##### Input records

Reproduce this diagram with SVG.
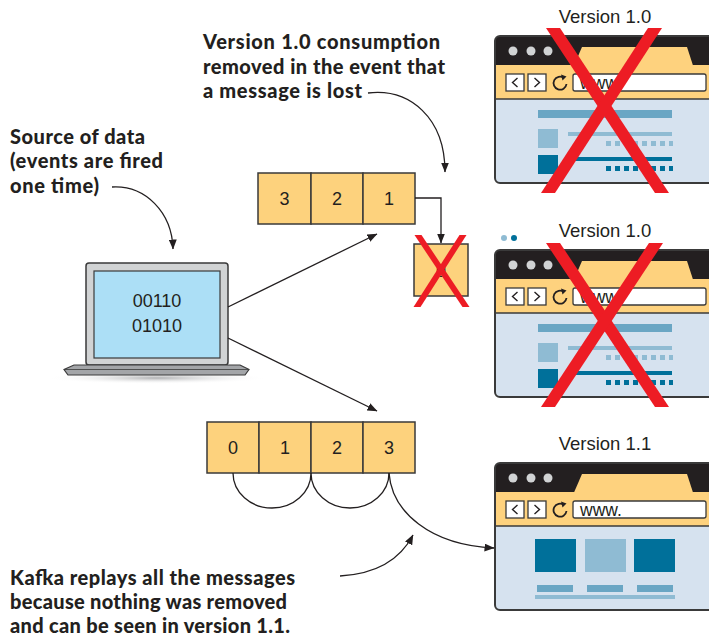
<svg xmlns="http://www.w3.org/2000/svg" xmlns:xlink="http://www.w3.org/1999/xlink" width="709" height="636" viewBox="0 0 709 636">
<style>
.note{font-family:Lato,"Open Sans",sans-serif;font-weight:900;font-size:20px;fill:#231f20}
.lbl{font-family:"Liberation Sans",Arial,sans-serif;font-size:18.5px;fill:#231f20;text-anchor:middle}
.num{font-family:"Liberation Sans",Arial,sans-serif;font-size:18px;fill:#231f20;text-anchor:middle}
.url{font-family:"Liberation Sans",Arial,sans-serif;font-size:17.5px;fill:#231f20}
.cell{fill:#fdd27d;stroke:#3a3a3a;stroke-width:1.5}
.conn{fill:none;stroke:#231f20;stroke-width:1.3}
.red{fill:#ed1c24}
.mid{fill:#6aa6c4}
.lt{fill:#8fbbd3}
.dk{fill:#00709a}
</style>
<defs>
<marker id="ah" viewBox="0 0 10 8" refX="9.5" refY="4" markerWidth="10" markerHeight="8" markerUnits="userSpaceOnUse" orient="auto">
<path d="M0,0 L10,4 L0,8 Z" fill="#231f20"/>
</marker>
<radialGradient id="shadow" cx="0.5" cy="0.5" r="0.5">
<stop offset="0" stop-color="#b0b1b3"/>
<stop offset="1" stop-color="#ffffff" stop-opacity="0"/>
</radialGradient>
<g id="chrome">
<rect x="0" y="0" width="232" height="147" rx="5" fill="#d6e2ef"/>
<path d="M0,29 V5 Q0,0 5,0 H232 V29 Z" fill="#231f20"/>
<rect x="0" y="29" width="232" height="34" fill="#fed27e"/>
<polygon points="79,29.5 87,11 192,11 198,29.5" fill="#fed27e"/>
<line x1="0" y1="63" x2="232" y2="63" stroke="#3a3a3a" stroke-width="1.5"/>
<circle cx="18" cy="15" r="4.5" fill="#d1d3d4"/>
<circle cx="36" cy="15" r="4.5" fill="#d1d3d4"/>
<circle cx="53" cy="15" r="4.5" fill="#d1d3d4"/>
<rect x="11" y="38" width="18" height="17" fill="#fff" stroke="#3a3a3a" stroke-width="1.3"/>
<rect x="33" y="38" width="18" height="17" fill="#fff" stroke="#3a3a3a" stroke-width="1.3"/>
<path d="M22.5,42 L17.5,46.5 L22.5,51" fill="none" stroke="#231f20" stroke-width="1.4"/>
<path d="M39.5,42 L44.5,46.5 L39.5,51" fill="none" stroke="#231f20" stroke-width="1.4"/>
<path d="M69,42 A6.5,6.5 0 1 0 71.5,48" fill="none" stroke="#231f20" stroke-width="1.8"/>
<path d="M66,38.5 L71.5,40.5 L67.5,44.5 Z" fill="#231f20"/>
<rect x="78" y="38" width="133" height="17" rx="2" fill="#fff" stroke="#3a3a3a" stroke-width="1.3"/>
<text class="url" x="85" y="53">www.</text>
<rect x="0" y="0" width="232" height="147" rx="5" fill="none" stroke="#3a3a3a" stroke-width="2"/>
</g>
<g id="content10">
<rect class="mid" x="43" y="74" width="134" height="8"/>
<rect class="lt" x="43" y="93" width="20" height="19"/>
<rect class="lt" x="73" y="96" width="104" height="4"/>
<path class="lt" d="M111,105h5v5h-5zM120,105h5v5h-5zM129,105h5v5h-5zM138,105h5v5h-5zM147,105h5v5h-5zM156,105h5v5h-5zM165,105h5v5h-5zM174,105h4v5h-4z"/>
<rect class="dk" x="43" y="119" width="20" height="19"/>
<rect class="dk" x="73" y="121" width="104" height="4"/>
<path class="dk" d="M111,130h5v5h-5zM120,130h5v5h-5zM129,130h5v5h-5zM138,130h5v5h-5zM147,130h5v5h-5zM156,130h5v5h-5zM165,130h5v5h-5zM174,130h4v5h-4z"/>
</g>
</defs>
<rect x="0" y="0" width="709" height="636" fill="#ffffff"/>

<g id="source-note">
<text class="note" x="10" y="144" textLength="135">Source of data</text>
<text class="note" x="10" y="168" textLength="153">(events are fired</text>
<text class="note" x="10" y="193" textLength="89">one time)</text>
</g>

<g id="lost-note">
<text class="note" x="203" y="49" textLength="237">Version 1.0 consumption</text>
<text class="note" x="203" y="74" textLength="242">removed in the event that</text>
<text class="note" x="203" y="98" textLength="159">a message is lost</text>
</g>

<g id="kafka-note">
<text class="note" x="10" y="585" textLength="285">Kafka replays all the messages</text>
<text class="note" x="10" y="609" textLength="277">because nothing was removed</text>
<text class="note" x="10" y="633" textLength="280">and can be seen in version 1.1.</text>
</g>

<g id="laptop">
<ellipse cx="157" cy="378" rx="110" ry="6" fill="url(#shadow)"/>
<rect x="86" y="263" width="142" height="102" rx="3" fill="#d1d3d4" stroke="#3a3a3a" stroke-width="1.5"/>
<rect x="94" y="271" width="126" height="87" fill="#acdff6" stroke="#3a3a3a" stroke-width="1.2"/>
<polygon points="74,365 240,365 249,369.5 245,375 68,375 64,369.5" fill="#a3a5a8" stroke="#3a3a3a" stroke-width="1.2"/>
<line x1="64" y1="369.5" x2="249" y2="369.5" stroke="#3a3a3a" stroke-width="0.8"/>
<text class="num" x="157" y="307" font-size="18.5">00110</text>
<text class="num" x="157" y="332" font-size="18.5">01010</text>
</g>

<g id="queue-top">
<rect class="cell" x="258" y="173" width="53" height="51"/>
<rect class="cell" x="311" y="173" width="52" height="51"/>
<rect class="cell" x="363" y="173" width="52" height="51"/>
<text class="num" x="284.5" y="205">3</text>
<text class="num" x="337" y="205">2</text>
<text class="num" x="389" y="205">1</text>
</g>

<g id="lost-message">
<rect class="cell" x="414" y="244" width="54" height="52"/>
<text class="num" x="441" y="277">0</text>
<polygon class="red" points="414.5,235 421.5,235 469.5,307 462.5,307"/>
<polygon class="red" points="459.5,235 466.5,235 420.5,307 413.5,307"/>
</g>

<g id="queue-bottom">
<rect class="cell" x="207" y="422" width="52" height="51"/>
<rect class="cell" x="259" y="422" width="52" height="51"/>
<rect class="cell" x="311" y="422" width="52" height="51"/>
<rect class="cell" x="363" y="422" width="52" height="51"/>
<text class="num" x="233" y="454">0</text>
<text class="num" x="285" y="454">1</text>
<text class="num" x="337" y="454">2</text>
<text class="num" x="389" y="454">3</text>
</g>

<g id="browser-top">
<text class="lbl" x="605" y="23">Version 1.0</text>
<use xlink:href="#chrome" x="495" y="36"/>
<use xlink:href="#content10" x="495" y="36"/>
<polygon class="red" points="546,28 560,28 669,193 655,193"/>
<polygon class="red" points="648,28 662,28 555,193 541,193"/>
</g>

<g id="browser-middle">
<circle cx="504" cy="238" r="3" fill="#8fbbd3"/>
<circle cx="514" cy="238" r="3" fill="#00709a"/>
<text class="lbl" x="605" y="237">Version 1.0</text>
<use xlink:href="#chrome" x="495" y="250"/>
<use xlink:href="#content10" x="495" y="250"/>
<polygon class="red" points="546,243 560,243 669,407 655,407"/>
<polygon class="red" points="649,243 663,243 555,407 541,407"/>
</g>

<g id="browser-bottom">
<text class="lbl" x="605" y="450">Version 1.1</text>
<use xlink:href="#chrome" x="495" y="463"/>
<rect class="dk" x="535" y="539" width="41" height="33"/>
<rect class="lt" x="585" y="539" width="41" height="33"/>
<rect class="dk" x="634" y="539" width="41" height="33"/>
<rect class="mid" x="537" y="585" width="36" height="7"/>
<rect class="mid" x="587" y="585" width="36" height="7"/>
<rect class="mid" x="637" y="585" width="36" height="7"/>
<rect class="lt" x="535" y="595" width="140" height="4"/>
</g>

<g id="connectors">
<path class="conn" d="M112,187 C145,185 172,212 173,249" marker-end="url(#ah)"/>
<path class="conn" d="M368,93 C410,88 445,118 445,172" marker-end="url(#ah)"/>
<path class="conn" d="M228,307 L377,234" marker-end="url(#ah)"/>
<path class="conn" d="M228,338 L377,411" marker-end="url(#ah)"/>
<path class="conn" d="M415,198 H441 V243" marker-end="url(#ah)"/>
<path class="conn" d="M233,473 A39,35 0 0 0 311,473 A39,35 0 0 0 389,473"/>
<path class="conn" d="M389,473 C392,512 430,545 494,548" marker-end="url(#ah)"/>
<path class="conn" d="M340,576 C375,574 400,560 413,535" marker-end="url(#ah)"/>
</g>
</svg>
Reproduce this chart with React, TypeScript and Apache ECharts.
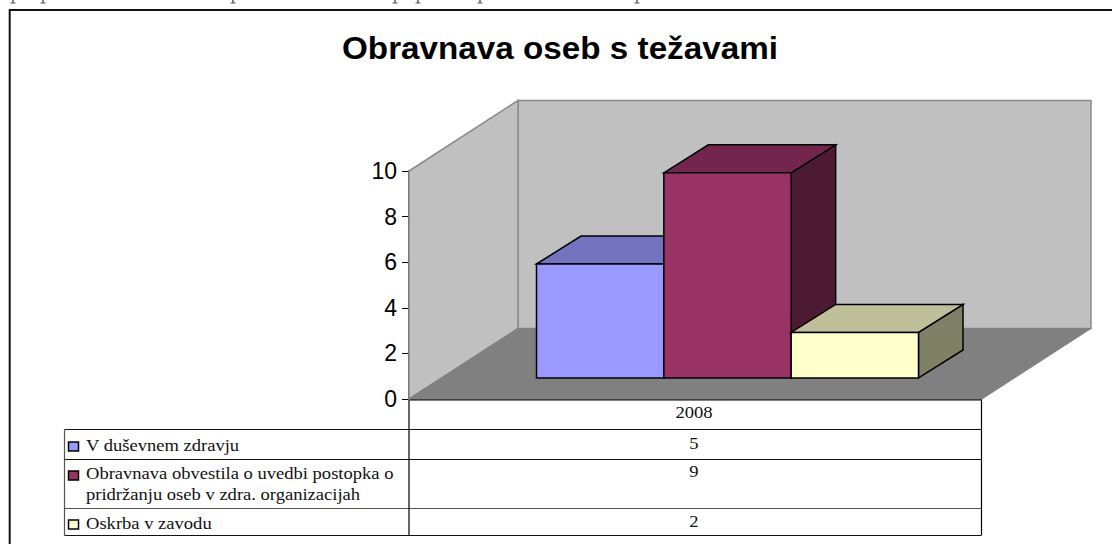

##########

What to produce: Each line in the listing above that contains "this" should be copied.

Task solution:
Reproduce this diagram with SVG.
Reproduce this chart with React, TypeScript and Apache ECharts.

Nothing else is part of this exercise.